# START OF Collected material
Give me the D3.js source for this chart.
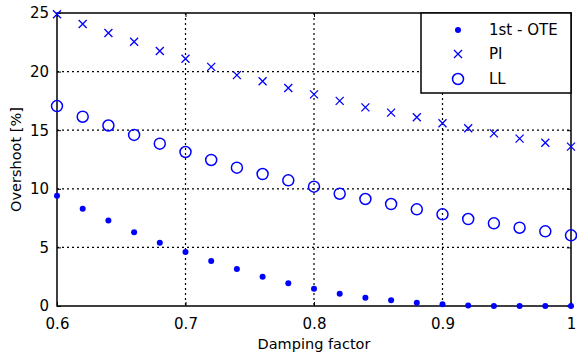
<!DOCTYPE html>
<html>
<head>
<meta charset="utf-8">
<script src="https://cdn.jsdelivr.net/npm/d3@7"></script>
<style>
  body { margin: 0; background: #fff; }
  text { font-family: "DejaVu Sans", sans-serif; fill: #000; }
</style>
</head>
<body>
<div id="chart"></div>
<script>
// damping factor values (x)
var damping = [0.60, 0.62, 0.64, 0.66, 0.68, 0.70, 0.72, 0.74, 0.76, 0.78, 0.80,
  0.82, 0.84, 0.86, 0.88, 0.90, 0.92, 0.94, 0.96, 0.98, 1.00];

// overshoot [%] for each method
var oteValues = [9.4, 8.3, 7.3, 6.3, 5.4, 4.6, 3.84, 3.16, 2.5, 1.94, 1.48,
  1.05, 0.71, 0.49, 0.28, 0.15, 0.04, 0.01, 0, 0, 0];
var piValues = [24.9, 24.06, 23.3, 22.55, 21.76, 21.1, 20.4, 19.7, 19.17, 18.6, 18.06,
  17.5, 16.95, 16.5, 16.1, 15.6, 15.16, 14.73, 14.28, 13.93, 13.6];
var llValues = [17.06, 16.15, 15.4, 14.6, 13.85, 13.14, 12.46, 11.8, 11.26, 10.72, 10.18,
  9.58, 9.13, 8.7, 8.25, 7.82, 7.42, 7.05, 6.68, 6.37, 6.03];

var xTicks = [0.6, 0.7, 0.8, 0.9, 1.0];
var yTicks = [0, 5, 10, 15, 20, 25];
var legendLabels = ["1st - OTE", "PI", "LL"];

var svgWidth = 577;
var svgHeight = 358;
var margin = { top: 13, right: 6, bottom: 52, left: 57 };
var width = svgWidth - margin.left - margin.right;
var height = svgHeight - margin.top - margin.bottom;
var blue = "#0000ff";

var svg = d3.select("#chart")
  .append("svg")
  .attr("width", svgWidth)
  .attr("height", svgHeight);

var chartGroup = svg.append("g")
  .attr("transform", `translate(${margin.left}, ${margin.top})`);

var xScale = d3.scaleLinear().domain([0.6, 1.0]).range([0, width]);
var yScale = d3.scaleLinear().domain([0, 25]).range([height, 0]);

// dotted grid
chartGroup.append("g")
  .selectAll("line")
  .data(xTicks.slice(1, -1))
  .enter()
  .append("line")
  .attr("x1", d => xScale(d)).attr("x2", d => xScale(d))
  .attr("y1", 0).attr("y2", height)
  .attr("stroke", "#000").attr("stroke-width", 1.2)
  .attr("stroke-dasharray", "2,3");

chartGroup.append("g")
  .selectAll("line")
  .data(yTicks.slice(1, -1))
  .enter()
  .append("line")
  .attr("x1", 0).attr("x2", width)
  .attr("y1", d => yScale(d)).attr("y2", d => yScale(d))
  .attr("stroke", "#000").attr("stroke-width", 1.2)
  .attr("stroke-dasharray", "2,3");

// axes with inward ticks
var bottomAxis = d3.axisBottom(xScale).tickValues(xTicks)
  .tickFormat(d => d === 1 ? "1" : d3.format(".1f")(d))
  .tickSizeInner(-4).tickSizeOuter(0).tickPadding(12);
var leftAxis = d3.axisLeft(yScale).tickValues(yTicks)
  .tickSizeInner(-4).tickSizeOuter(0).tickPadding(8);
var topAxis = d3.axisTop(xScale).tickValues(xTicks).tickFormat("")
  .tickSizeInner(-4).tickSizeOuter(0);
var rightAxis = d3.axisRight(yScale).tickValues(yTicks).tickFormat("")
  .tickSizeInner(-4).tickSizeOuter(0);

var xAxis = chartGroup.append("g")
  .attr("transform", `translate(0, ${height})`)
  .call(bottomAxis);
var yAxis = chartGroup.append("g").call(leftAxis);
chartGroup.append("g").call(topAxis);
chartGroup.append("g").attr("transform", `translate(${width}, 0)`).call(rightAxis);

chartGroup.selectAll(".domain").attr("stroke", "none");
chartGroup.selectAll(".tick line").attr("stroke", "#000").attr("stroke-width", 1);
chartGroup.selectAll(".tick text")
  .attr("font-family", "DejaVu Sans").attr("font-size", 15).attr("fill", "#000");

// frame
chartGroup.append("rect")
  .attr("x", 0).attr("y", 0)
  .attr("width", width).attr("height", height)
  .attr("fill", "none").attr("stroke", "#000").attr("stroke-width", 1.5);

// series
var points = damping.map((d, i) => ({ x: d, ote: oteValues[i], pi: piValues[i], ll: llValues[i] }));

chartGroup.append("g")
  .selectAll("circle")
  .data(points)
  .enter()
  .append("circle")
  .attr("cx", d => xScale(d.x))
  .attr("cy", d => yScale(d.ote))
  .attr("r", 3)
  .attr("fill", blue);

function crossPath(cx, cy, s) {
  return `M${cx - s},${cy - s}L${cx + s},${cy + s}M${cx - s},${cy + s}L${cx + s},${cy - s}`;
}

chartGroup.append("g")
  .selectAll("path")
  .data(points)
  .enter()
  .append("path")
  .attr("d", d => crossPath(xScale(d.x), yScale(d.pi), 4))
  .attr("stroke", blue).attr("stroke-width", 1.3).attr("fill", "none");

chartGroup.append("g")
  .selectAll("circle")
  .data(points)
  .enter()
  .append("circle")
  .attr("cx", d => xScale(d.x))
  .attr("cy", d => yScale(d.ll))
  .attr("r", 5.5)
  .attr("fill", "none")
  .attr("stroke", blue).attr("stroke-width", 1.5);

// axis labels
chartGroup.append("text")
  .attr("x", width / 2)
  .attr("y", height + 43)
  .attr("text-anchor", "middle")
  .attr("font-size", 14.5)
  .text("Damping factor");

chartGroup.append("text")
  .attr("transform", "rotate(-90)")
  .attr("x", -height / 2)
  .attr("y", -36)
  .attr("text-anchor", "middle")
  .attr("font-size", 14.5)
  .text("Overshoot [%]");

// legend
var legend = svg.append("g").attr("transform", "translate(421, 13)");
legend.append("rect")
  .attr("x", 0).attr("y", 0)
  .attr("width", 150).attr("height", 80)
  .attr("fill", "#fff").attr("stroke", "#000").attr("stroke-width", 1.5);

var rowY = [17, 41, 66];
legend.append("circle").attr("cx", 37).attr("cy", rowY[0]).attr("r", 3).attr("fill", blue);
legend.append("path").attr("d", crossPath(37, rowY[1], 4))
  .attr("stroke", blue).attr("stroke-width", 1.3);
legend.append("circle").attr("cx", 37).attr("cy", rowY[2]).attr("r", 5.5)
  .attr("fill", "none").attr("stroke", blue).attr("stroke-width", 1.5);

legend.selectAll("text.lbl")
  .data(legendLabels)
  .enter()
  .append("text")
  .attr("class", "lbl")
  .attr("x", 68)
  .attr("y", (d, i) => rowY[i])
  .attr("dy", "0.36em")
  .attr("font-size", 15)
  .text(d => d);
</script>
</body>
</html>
# END OF Collected material
## Your goal
Repeat the material above verbatim. Leave the pictures behind.

## Completed task
Give me the D3.js source for this chart.
<!DOCTYPE html>
<html>
<head>
<meta charset="utf-8">
<script src="https://cdn.jsdelivr.net/npm/d3@7"></script>
<style>
  body { margin: 0; background: #fff; }
  text { font-family: "DejaVu Sans", sans-serif; fill: #000; }
</style>
</head>
<body>
<div id="chart"></div>
<script>
// damping factor values (x)
var damping = [0.60, 0.62, 0.64, 0.66, 0.68, 0.70, 0.72, 0.74, 0.76, 0.78, 0.80,
  0.82, 0.84, 0.86, 0.88, 0.90, 0.92, 0.94, 0.96, 0.98, 1.00];

// overshoot [%] for each method
var oteValues = [9.4, 8.3, 7.3, 6.3, 5.4, 4.6, 3.84, 3.16, 2.5, 1.94, 1.48,
  1.05, 0.71, 0.49, 0.28, 0.15, 0.04, 0.01, 0, 0, 0];
var piValues = [24.9, 24.06, 23.3, 22.55, 21.76, 21.1, 20.4, 19.7, 19.17, 18.6, 18.06,
  17.5, 16.95, 16.5, 16.1, 15.6, 15.16, 14.73, 14.28, 13.93, 13.6];
var llValues = [17.06, 16.15, 15.4, 14.6, 13.85, 13.14, 12.46, 11.8, 11.26, 10.72, 10.18,
  9.58, 9.13, 8.7, 8.25, 7.82, 7.42, 7.05, 6.68, 6.37, 6.03];

var xTicks = [0.6, 0.7, 0.8, 0.9, 1.0];
var yTicks = [0, 5, 10, 15, 20, 25];
var legendLabels = ["1st - OTE", "PI", "LL"];

var svgWidth = 577;
var svgHeight = 358;
var margin = { top: 13, right: 6, bottom: 52, left: 57 };
var width = svgWidth - margin.left - margin.right;
var height = svgHeight - margin.top - margin.bottom;
var blue = "#0000ff";

var svg = d3.select("#chart")
  .append("svg")
  .attr("width", svgWidth)
  .attr("height", svgHeight);

var chartGroup = svg.append("g")
  .attr("transform", `translate(${margin.left}, ${margin.top})`);

var xScale = d3.scaleLinear().domain([0.6, 1.0]).range([0, width]);
var yScale = d3.scaleLinear().domain([0, 25]).range([height, 0]);

// dotted grid
chartGroup.append("g")
  .selectAll("line")
  .data(xTicks.slice(1, -1))
  .enter()
  .append("line")
  .attr("x1", d => xScale(d)).attr("x2", d => xScale(d))
  .attr("y1", 0).attr("y2", height)
  .attr("stroke", "#000").attr("stroke-width", 1.2)
  .attr("stroke-dasharray", "2,3");

chartGroup.append("g")
  .selectAll("line")
  .data(yTicks.slice(1, -1))
  .enter()
  .append("line")
  .attr("x1", 0).attr("x2", width)
  .attr("y1", d => yScale(d)).attr("y2", d => yScale(d))
  .attr("stroke", "#000").attr("stroke-width", 1.2)
  .attr("stroke-dasharray", "2,3");

// axes with inward ticks
var bottomAxis = d3.axisBottom(xScale).tickValues(xTicks)
  .tickFormat(d => d === 1 ? "1" : d3.format(".1f")(d))
  .tickSizeInner(-4).tickSizeOuter(0).tickPadding(12);
var leftAxis = d3.axisLeft(yScale).tickValues(yTicks)
  .tickSizeInner(-4).tickSizeOuter(0).tickPadding(8);
var topAxis = d3.axisTop(xScale).tickValues(xTicks).tickFormat("")
  .tickSizeInner(-4).tickSizeOuter(0);
var rightAxis = d3.axisRight(yScale).tickValues(yTicks).tickFormat("")
  .tickSizeInner(-4).tickSizeOuter(0);

var xAxis = chartGroup.append("g")
  .attr("transform", `translate(0, ${height})`)
  .call(bottomAxis);
var yAxis = chartGroup.append("g").call(leftAxis);
chartGroup.append("g").call(topAxis);
chartGroup.append("g").attr("transform", `translate(${width}, 0)`).call(rightAxis);

chartGroup.selectAll(".domain").attr("stroke", "none");
chartGroup.selectAll(".tick line").attr("stroke", "#000").attr("stroke-width", 1);
chartGroup.selectAll(".tick text")
  .attr("font-family", "DejaVu Sans").attr("font-size", 15).attr("fill", "#000");

// frame
chartGroup.append("rect")
  .attr("x", 0).attr("y", 0)
  .attr("width", width).attr("height", height)
  .attr("fill", "none").attr("stroke", "#000").attr("stroke-width", 1.5);

// series
var points = damping.map((d, i) => ({ x: d, ote: oteValues[i], pi: piValues[i], ll: llValues[i] }));

chartGroup.append("g")
  .selectAll("circle")
  .data(points)
  .enter()
  .append("circle")
  .attr("cx", d => xScale(d.x))
  .attr("cy", d => yScale(d.ote))
  .attr("r", 3)
  .attr("fill", blue);

function crossPath(cx, cy, s) {
  return `M${cx - s},${cy - s}L${cx + s},${cy + s}M${cx - s},${cy + s}L${cx + s},${cy - s}`;
}

chartGroup.append("g")
  .selectAll("path")
  .data(points)
  .enter()
  .append("path")
  .attr("d", d => crossPath(xScale(d.x), yScale(d.pi), 4))
  .attr("stroke", blue).attr("stroke-width", 1.3).attr("fill", "none");

chartGroup.append("g")
  .selectAll("circle")
  .data(points)
  .enter()
  .append("circle")
  .attr("cx", d => xScale(d.x))
  .attr("cy", d => yScale(d.ll))
  .attr("r", 5.5)
  .attr("fill", "none")
  .attr("stroke", blue).attr("stroke-width", 1.5);

// axis labels
chartGroup.append("text")
  .attr("x", width / 2)
  .attr("y", height + 43)
  .attr("text-anchor", "middle")
  .attr("font-size", 14.5)
  .text("Damping factor");

chartGroup.append("text")
  .attr("transform", "rotate(-90)")
  .attr("x", -height / 2)
  .attr("y", -36)
  .attr("text-anchor", "middle")
  .attr("font-size", 14.5)
  .text("Overshoot [%]");

// legend
var legend = svg.append("g").attr("transform", "translate(421, 13)");
legend.append("rect")
  .attr("x", 0).attr("y", 0)
  .attr("width", 150).attr("height", 80)
  .attr("fill", "#fff").attr("stroke", "#000").attr("stroke-width", 1.5);

var rowY = [17, 41, 66];
legend.append("circle").attr("cx", 37).attr("cy", rowY[0]).attr("r", 3).attr("fill", blue);
legend.append("path").attr("d", crossPath(37, rowY[1], 4))
  .attr("stroke", blue).attr("stroke-width", 1.3);
legend.append("circle").attr("cx", 37).attr("cy", rowY[2]).attr("r", 5.5)
  .attr("fill", "none").attr("stroke", blue).attr("stroke-width", 1.5);

legend.selectAll("text.lbl")
  .data(legendLabels)
  .enter()
  .append("text")
  .attr("class", "lbl")
  .attr("x", 68)
  .attr("y", (d, i) => rowY[i])
  .attr("dy", "0.36em")
  .attr("font-size", 15)
  .text(d => d);
</script>
</body>
</html>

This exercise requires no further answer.